A research report published by the State Bank of India (SBI) in August said that the implementation of the Insolvency and Bankruptcy Code (IBC) could give a push to credit growth in India. “We believe with the implementation of Insolvency and Bankruptcy Code (IBC), bank credit growth stand to expand sharply as we move closer to find a resolution for stressed companies.” , said S K Ghosh, group chief economic advisor, SBI, aiding his claims with international findings. According to SBI’s research, credit growth increased ten fold in Germany just after the implementation of such a code.

More on the IBC

Under the current NPA crisis that India is facing, banks have become cautious with lending activities. They have stopped lending leniently to borrowers in risk of default. As such, credit growth has slowed, falling to a sixty-year low of 5.1% in April, before recovering minimally to around 6%. In such a dire situation, the provisions of IBC are bound to aid recovery. Data from World Bank reveals that insolvency resolution in India used to take 4.3 years on an average before IBC was implemented.

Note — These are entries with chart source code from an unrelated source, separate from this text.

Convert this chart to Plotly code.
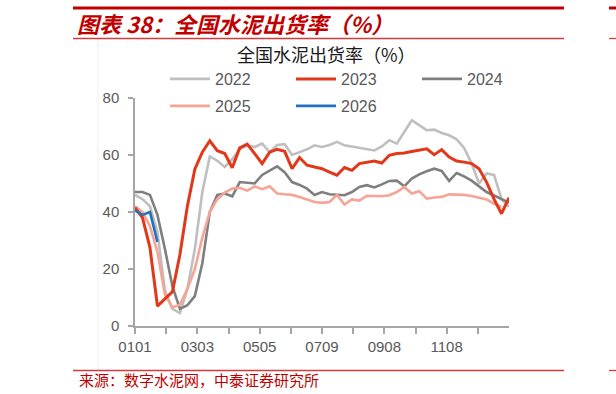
import plotly.graph_objects as go

# ---------------- data ----------------
tick_labels = ["0101", "", "0303", "", "0505", "", "0709", "", "0908", "", "1108", ""]
n_ticks = 12
n_points = 51  # weekly observations per year (index 0..50)

y2022 = [46, 44.5, 42, 33, 12.5, 6, 4.5, 13, 27, 47, 59.5, 58, 55.8, 58.5, 62, 63.4, 62.8, 64, 61, 63.5,
         63.8, 60, 61, 62, 63.4, 62.8, 63.5, 64.6, 63.4, 63, 62.5, 62, 61.6, 63, 65.2, 64, 68.1, 72.2, 70.5, 68.7,
         68.9, 67.7, 66.9, 65.5, 62.5, 57, 50, 53.5, 53, 44.5, 41.8]
y2023 = [41.5, 38, 27.5, 7, 9.5, 12, 25, 42, 55, 61, 65, 61.5, 60.5, 55.5, 62.5, 63.8, 60.5, 57, 61, 62,
         61.3, 55.2, 59.1, 56.4, 55.8, 55.2, 54, 52.9, 55.6, 54.6, 57, 57.4, 57.9, 57.2, 59.9, 60.5, 60.7, 61.2,
         61.8, 62.2, 60.1, 61.9, 59.3, 57.9, 57.5, 57, 55.2, 50.5, 44.5, 39.4, 45]
y2024 = [47, 47, 46, 39, 27, 14, 6, 7.3, 10.5, 22, 40, 46, 46.5, 45.5, 50.5, 50.3, 50, 53, 54.5, 56,
         54, 50.5, 49.5, 48.2, 46, 47, 46.2, 46, 45.9, 47, 48.8, 49.4, 48.6, 49.7, 50.9, 51, 49, 51.7, 53.2, 54.3,
         55.2, 54.4, 50.9, 53.7, 52.5, 51, 49, 47, 45.8, 44.5, 43.3]
y2025 = [42, 40, 35, 26, 11, 6.5, 7.5, 13, 20, 31, 40, 44.5, 46.8, 48.2, 48.5, 47.5, 49, 48, 49, 46.5,
         46.2, 46, 45.3, 44.5, 43.5, 43.2, 43.5, 46, 42.6, 44.4, 44, 45.7, 45.6, 45.5, 45.9, 47, 48.8, 46.5, 47.3,
         44.7, 45.1, 45.3, 46.2, 46.2, 46, 45.6, 45, 44.4, 42.9, 41.8]
y2026 = [40.5, 39, 40, 29.5]

series = [
    ("2022", y2022, "#BFBFBF", 2.6, "legend", 1),
    ("2024", y2024, "#7F7F7F", 2.6, "legend", 3),
    ("2025", y2025, "#F7A396", 2.6, "legend2", 1),
    ("2023", y2023, "#E2381A", 3.0, "legend", 2),
    ("2026", y2026, "#1F72C0", 2.6, "legend2", 2),
]

W, H = 616, 394
ML, MR, MT, MB = 135, 107, 98, 68
PW, PH = W - ML - MR, H - MT - MB


def px(x):
    return (x - ML) / PW


def py(y):
    return (H - MB - y) / PH


fig = go.Figure()
for name, vals, color, width, leg, rank in series:
    fig.add_trace(go.Scatter(
        x=list(range(len(vals))), y=vals, mode="lines", name=name,
        line=dict(color=color, width=width), legend=leg, legendrank=rank,
    ))

TICKFONT = dict(family="Liberation Sans, Arial, sans-serif", size=15, color="#595959")
AXCOL = "#A6A6A6"
LEGFONT = dict(family="Liberation Sans, Arial, sans-serif", size=16, color="#595959")

fig.update_layout(
    width=W, height=H,
    margin=dict(l=ML, r=MR, t=MT, b=MB, pad=0),
    paper_bgcolor="white", plot_bgcolor="white",
    showlegend=True,
    legend=dict(orientation="h", x=px(165), y=py(79), xanchor="left", yanchor="middle",
                itemwidth=40, entrywidth=71, entrywidthmode="pixels", bgcolor="rgba(0,0,0,0)",
                font=LEGFONT, traceorder="normal"),
    legend2=dict(orientation="h", x=px(165), y=py(106), xanchor="left", yanchor="middle",
                 itemwidth=40, entrywidth=71, entrywidthmode="pixels", bgcolor="rgba(0,0,0,0)",
                 font=LEGFONT, traceorder="normal"),
    xaxis=dict(range=[0, n_points - 1], showgrid=False, zeroline=False,
               showline=True, linecolor=AXCOL, linewidth=1.5,
               ticks="outside", ticklen=6, tickcolor=AXCOL, tickwidth=1.5,
               tickmode="array",
               tickvals=[k * (n_points - 1) / n_ticks for k in range(n_ticks)],
               ticktext=tick_labels, tickfont=TICKFONT, ticklabelstandoff=0),
    yaxis=dict(range=[0, 80], showgrid=False, zeroline=False,
               showline=True, linecolor=AXCOL, linewidth=1.5,
               ticks="outside", ticklen=5, tickcolor=AXCOL, tickwidth=1.5,
               tickmode="array", tickvals=[0, 20, 40, 60, 80],
               tickfont=TICKFONT, ticklabelstandoff=6),
)

RED = "#C00000"
shapes = []
for (x0, x1) in [(73, 564), (609, 616)]:
    shapes.append(dict(type="line", xref="paper", yref="paper", x0=px(x0), x1=px(x1), y0=py(8), y1=py(8),
                       line=dict(color=RED, width=3)))
    shapes.append(dict(type="line", xref="paper", yref="paper", x0=px(x0), x1=px(x1), y0=py(38.5), y1=py(38.5),
                       line=dict(color="#D23C3C", width=1.3)))
    shapes.append(dict(type="line", xref="paper", yref="paper", x0=px(x0), x1=px(x1), y0=py(370.5), y1=py(370.5),
                       line=dict(color="#D23C3C", width=1.3)))
shapes.append(dict(type="line", xref="paper", yref="paper", x0=px(98), x1=px(98), y0=py(40), y1=py(369),
                   line=dict(color="#F0F0F0", width=1)))
fig.update_layout(shapes=shapes)

fig.add_annotation(xref="paper", yref="paper", x=px(75), y=py(23), xanchor="left", yanchor="middle",
                   text="<b><i>图表 38：全国水泥出货率（%）</i></b>", showarrow=False,
                   font=dict(family="Noto Sans CJK SC", size=22, color=RED))
fig.add_annotation(xref="paper", yref="paper", x=px(326), y=py(54), xanchor="center", yanchor="middle",
                   text="全国水泥出货率（%）", showarrow=False,
                   font=dict(family="Noto Sans CJK SC", size=18, color="#1A1A1A"))
fig.add_annotation(xref="paper", yref="paper", x=px(77), y=py(379), xanchor="left", yanchor="middle",
                   text="来源：数字水泥网，中泰证券研究所", showarrow=False,
                   font=dict(family="Noto Sans CJK SC", size=15, color=RED))

fig.write_html("out.html")
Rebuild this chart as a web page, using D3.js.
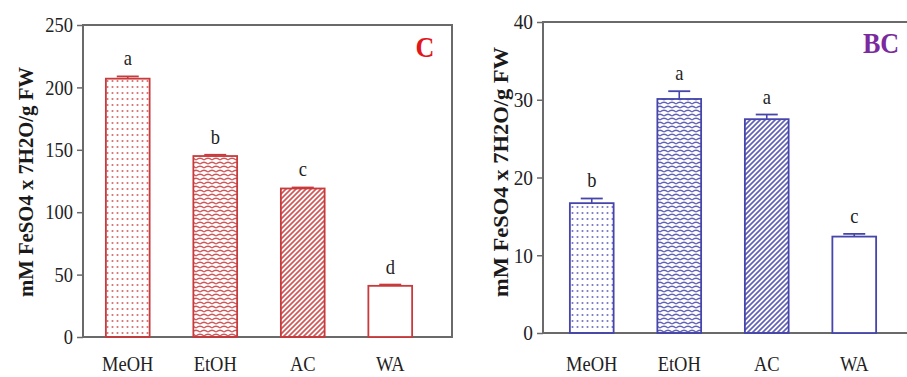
<!DOCTYPE html>
<html><head><meta charset="utf-8">
<script src="https://cdn.jsdelivr.net/npm/d3@7/dist/d3.min.js"></script>
<style>html,body{margin:0;padding:0;background:#fff}svg{display:block}</style>
</head><body>
<svg id="chart" width="907" height="377"></svg>
<script>
const categories = ["MeOH", "EtOH", "AC", "WA"];
const valuesC = [207, 145, 119, 41];
const errorsC = [1.8, 1.0, 0.8, 1.0];
const lettersC = ["a", "b", "c", "d"];
const ticksC = [0, 50, 100, 150, 200, 250];
const valuesBC = [16.7, 30.1, 27.5, 12.4];
const errorsBC = [0.6, 1.0, 0.6, 0.35];
const lettersBC = ["b", "a", "a", "c"];
const ticksBC = [0, 10, 20, 30, 40];
const patternNames = ["dots", "scales", "hatch", "none"];
const yTitle = "mM FeSO4 x 7H2O/g FW";

const svg = d3.select("#chart");
const defs = svg.append("defs");
const SERIF = "'Liberation Serif','Times New Roman',serif";

function makePatterns(id, color) {
  const d = defs.append("pattern").attr("id", id + "-dots").attr("patternUnits", "userSpaceOnUse")
    .attr("width", 5).attr("height", 6);
  d.append("circle").attr("cx", 2.5).attr("cy", 3).attr("r", 1.05).attr("fill", color).attr("opacity", 0.75);
  const s = defs.append("pattern").attr("id", id + "-scales").attr("patternUnits", "userSpaceOnUse")
    .attr("width", 8).attr("height", 8);
  s.append("path").attr("d", "M0,4 Q4,0.5 8,4 M-4,8 Q0,4.5 4,8 M4,8 Q8,4.5 12,8 M-4,0 Q0,-3.5 4,0 M4,0 Q8,-3.5 12,0")
    .attr("fill", "none").attr("stroke", color).attr("stroke-width", 1.3).attr("opacity", 0.85);
  const h = defs.append("pattern").attr("id", id + "-hatch").attr("patternUnits", "userSpaceOnUse")
    .attr("width", 5).attr("height", 5);
  h.append("path").attr("d", "M-1,6 L6,-1 M-1,1 L1,-1 M4,6 L6,4")
    .attr("stroke", color).attr("stroke-width", 1.7).attr("opacity", 0.85);
}
makePatterns("red", "#c83a3c");
makePatterns("blue", "#4545ac");

function sText(g, x, y, txt, size, opts = {}) {
  const t = g.append("text")
    .attr("transform", `translate(${x},${y}) scale(${opts.sx || 0.88},1)`)
    .attr("font-family", SERIF).attr("font-size", size)
    .attr("font-weight", opts.bold ? "bold" : "normal")
    .attr("text-anchor", opts.anchor || "middle")
    .attr("fill", opts.fill || "#222")
    .text(txt);
  return t;
}

function panel(cfg) {
  const g = svg.append("g");
  const x = d3.scaleBand().domain(categories).range(cfg.xRange).paddingInner(0.5).paddingOuter(0.25);
  const y = d3.scaleLinear().domain([0, cfg.ticks[cfg.ticks.length - 1]]).range([cfg.bottom, cfg.top]);
  const frameColor = "#6a6a6a";
  g.append("rect").attr("x", cfg.left).attr("y", cfg.top)
    .attr("width", cfg.right - cfg.left).attr("height", cfg.bottom - cfg.top)
    .attr("fill", "none").attr("stroke", frameColor).attr("stroke-width", 2);
  const ax = g.append("g").attr("transform", `translate(${cfg.left},0)`)
    .call(d3.axisLeft(y).tickValues(cfg.ticks).tickSize(6).tickFormat(""));
  ax.select(".domain").remove();
  ax.selectAll("line").attr("stroke", frameColor).attr("stroke-width", 1.5);
  cfg.ticks.forEach(t => {
    sText(g, cfg.left - 10, y(t) + cfg.tickFont * 0.34, String(t), cfg.tickFont, { anchor: "end" });
  });
  categories.forEach((c, i) => {
    const v = cfg.values[i];
    const bx = x(c), bw = x.bandwidth();
    const pat = patternNames[i];
    g.append("rect").attr("x", bx).attr("y", y(v)).attr("width", bw).attr("height", y(0) - y(v))
      .attr("fill", pat === "none" ? "#fff" : `url(#${cfg.pid}-${pat})`)
      .attr("stroke", cfg.color).attr("stroke-width", 1.8);
    const cx = bx + bw / 2;
    const ye = y(v + cfg.errors[i]);
    g.append("line").attr("x1", cx).attr("x2", cx).attr("y1", y(v)).attr("y2", ye)
      .attr("stroke", cfg.color).attr("stroke-width", 1.6);
    g.append("line").attr("x1", cx - 11).attr("x2", cx + 11).attr("y1", ye).attr("y2", ye)
      .attr("stroke", cfg.color).attr("stroke-width", 1.8);
    sText(g, cx, ye - 11, cfg.letters[i], 21);
    sText(g, cx, 371, c, 21);
  });
  g.append("text")
    .attr("transform", `translate(${cfg.titleX},${cfg.titleY}) rotate(-90)`)
    .attr("font-family", SERIF).attr("font-size", 22).attr("font-weight", "bold")
    .attr("text-anchor", "middle").attr("fill", "#1a1a1a")
    .attr("textLength", cfg.titleLen).attr("lengthAdjust", "spacingAndGlyphs")
    .text(yTitle);
  sText(g, cfg.labelX, cfg.labelY, cfg.label, 29, { bold: true, fill: cfg.labelColor, sx: 0.9 });
}

panel({
  pid: "red", color: "#c83a3c", values: valuesC, errors: errorsC, letters: lettersC, ticks: ticksC,
  left: 83, right: 452, top: 25, bottom: 337, xRange: [84, 434], tickFont: 21,
  titleX: 33, titleY: 182, titleLen: 230, label: "C", labelColor: "#e3161c", labelX: 425, labelY: 57
});
panel({
  pid: "blue", color: "#4545ac", values: valuesBC, errors: errorsBC, letters: lettersBC, ticks: ticksBC,
  left: 543, right: 930, top: 22, bottom: 333, xRange: [548, 898], tickFont: 22,
  titleX: 508, titleY: 172, titleLen: 250, label: "BC", labelColor: "#7a2a9e", labelX: 881, labelY: 53
});
</script>
</body></html>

However, now, its provisions call for a 180-day insolvency process of stressed assets with banks. This focus on the timely resolution of bad loans will boost the confidence of banks and allow them to lend more leniently, thereby boosting credit growth. International examples also back this trend. In China, the bankruptcy code was implemented in 2006. In three years, it led to a credit growth of 30%. Countries like Poland and Spain also show similar trends.

A positive change

In June 2017, the RBI identified 12 accounts, which accounted for 25% of the total NPAs and referred them to the NCLT for resolution proceedings under the IBC. Now, it has come up with a second list of 50 companies, including big names like Videocon Industries and Asian Colour. It shows that the code is off to a promising start. However, a word of warning by SK Ghosh—factors like demand for credit and investment cycles also impact the rate of growth. While hoping for a recovery, we also need to be cautious about other factors which may prevent a higher growth rate. The two sides of the coin go together.